The emotional side of a relationship refers to communications, emotional support, loving, and caring side of a relationship. Does your partner offer great advice and/or listen and give you constructive feedback when you are having a bad day or a problem arises? If you just lost a love one, is your partner by your side or distant? Does your partner listen to you when you have a great idea, or do they have the mentality “it’s my way or the highway”? Is communication between your partner open and does it flow freely or does your partner avoid communication especially when discussing something serious? Do you feel loved? The emotional category is one of the most important categories of them all. What’s a relationship without the ability to communicate clearly and strong emotional support? Unfortunately, the emotional category tends to be the most neglected in relationships.
The financial side of a relationship refers to monetary needs being fulfilled, the ability to provide, success and/or wealth, and financial responsibility. I feel like this is one of the most complicated categories because everyone’s idea of being financially secure varies from person to person. I included success in this category because success can be needed from a financial standpoint, for example a high income and/or an achievement standpoint, for example earning a degree etc.

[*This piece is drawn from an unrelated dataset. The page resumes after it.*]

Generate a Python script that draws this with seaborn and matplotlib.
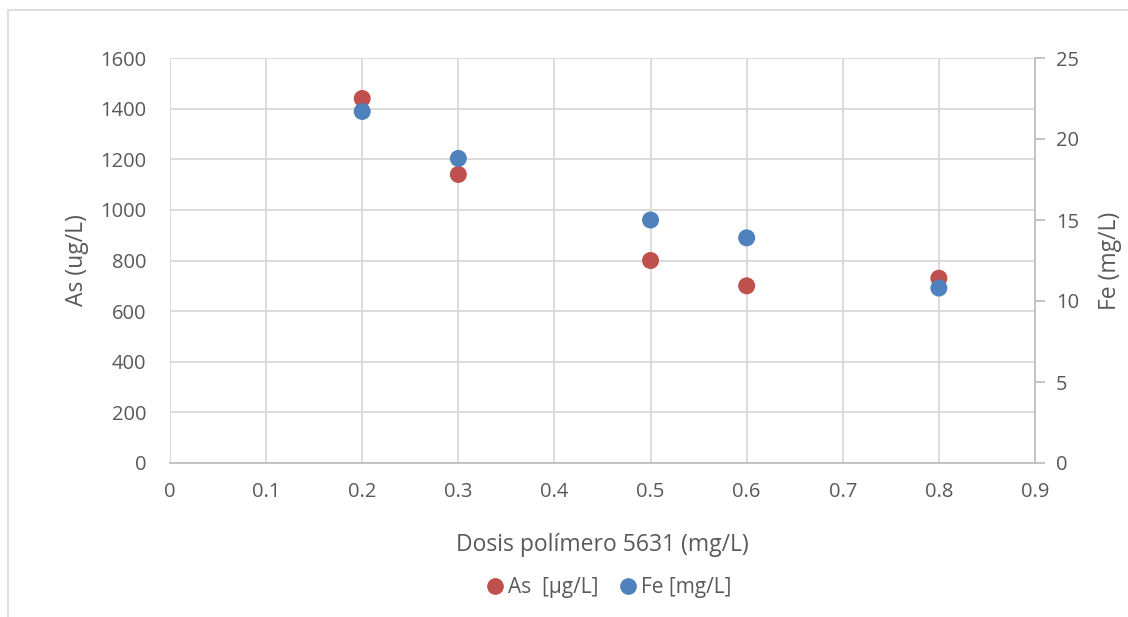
import matplotlib
matplotlib.use("Agg")
import matplotlib.pyplot as plt
from matplotlib.patches import Rectangle
from matplotlib.lines import Line2D
import seaborn as sns
import pandas as pd

# Polymer dose (mg/L) and measured concentrations
dosis = [0.2, 0.3, 0.5, 0.6, 0.8]
as_ugL = [1440, 1140, 800, 700, 730]
fe_mgL = [21.7, 18.8, 15.0, 13.9, 10.8]

x_ticks = [0, 0.1, 0.2, 0.3, 0.4, 0.5, 0.6, 0.7, 0.8, 0.9]
as_ticks = [0, 200, 400, 600, 800, 1000, 1200, 1400, 1600]
fe_ticks = [0, 5, 10, 15, 20, 25]

RED = "#C0504D"
BLUE = "#4F81BD"
TXT = "#595959"
GRID = "#D9D9D9"

sns.set_theme(style="white")
plt.rcParams["font.family"] = ["Open Sans", "DejaVu Sans"]

df = pd.DataFrame({"dosis": dosis, "As": as_ugL, "Fe": fe_mgL})

W, H = 1128, 617
fig = plt.figure(figsize=(W / 100, H / 100), dpi=100)
fig.patch.set_facecolor("white")

# chart frame
fig.patches.append(Rectangle((8 / W, -0.05), 1.2, 1 - 10 / H + 0.05,
                             transform=fig.transFigure, fill=False,
                             edgecolor=GRID, linewidth=1.2))

left, right, top, bottom = 170, 1035, 58, 463
ax = fig.add_axes([left / W, 1 - bottom / H, (right - left) / W, (bottom - top) / H])
ax2 = ax.twinx()

sns.scatterplot(data=df, x="dosis", y="As", ax=ax, color=RED, s=150,
                edgecolor="none", zorder=3)
sns.scatterplot(data=df, x="dosis", y="Fe", ax=ax2, color=BLUE, s=150,
                edgecolor="none", zorder=3)

ax.set_xlim(0, 0.9)
ax.set_ylim(0, 1600)
ax2.set_ylim(0, 25)
ax.set_xticks(x_ticks)
ax.set_xticklabels([f"{v:g}" for v in x_ticks])
ax.set_yticks(as_ticks)
ax2.set_yticks(fe_ticks)

ax.grid(True, color=GRID, linewidth=1.3)
ax.set_axisbelow(True)

for a in (ax, ax2):
    for s in a.spines.values():
        s.set_visible(False)
ax.spines["bottom"].set_visible(True)
ax.spines["bottom"].set_color("#BFBFBF")
ax.spines["bottom"].set_linewidth(1.3)
ax2.spines["right"].set_visible(True)
ax2.spines["right"].set_color("#BFBFBF")
ax2.spines["right"].set_linewidth(1.3)

ax.tick_params(axis="x", colors=TXT, labelsize=14.5, length=0, pad=14)
ax.tick_params(axis="y", colors=TXT, labelsize=14.5, length=0, pad=17)
ax2.tick_params(axis="y", colors=TXT, labelsize=14.5, length=7, width=1.3,
                color="#BFBFBF", pad=8)

ax.set_xlabel("Dosis polímero 5631 (mg/L)", color=TXT, fontsize=16.5, labelpad=22)
ax.set_ylabel("As (ug/L)", color=TXT, fontsize=16.5, labelpad=8)
ax2.set_ylabel("Fe (mg/L)", color=TXT, fontsize=16.5, labelpad=14)

handles = [
    Line2D([], [], marker="o", linestyle="none", color=RED, markersize=11, label="As  [µg/L]"),
    Line2D([], [], marker="o", linestyle="none", color=BLUE, markersize=11, label="Fe [mg/L]"),
]
fig.legend(handles=handles, loc="center", bbox_to_anchor=(0.54, 1 - 588 / H),
           ncol=2, frameon=False, fontsize=15, labelcolor=TXT,
           handlelength=0.8, handletextpad=0.25, columnspacing=1.0)

fig.savefig("out.png", dpi=100)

An achievement doesn’t necessarily have to be tied in with finances but usually it is. Financial responsibility and being able to provide tend to be the most important in this category. You can make all the money in the world but if you spend it recklessly, chances are the money is not going to last long. Being able to provide doesn’t necessarily have to do with the amount of money one makes, it more has to deal with can you provide finically for the family which equates to living comfortably. Living comfortably doesn’t mean making a million dollars a year, it more means do we have enough money to pay our bills and still enjoy life.
Everyone wants and maybe needs the whole pie in their relationship but it again it varies from person to person. Some people are satisfied if just the financial side is being met. Others are happy if it’s the emotional and physical side is being met. There is no right or wrong way; you just have to figure out what is YOUR way. What do you need from a partner to be happy in a relationship? Is it just physical or is it all three or just two out of three? In the end knowing what you want and what your partner is willing to give is one way you can determine if your relationship is going to be successful. If your needs aren’t being met, for whatever reason COMMUNICATE this with your partner!!! Over time people change and their wants and needs become different, some in good ways other in bad ways. Make sure you keep the line of communication open with you partner. If you aren’t happy with an area of your relationship, let your partner know and work with them so that you are both happy and that you remain happy.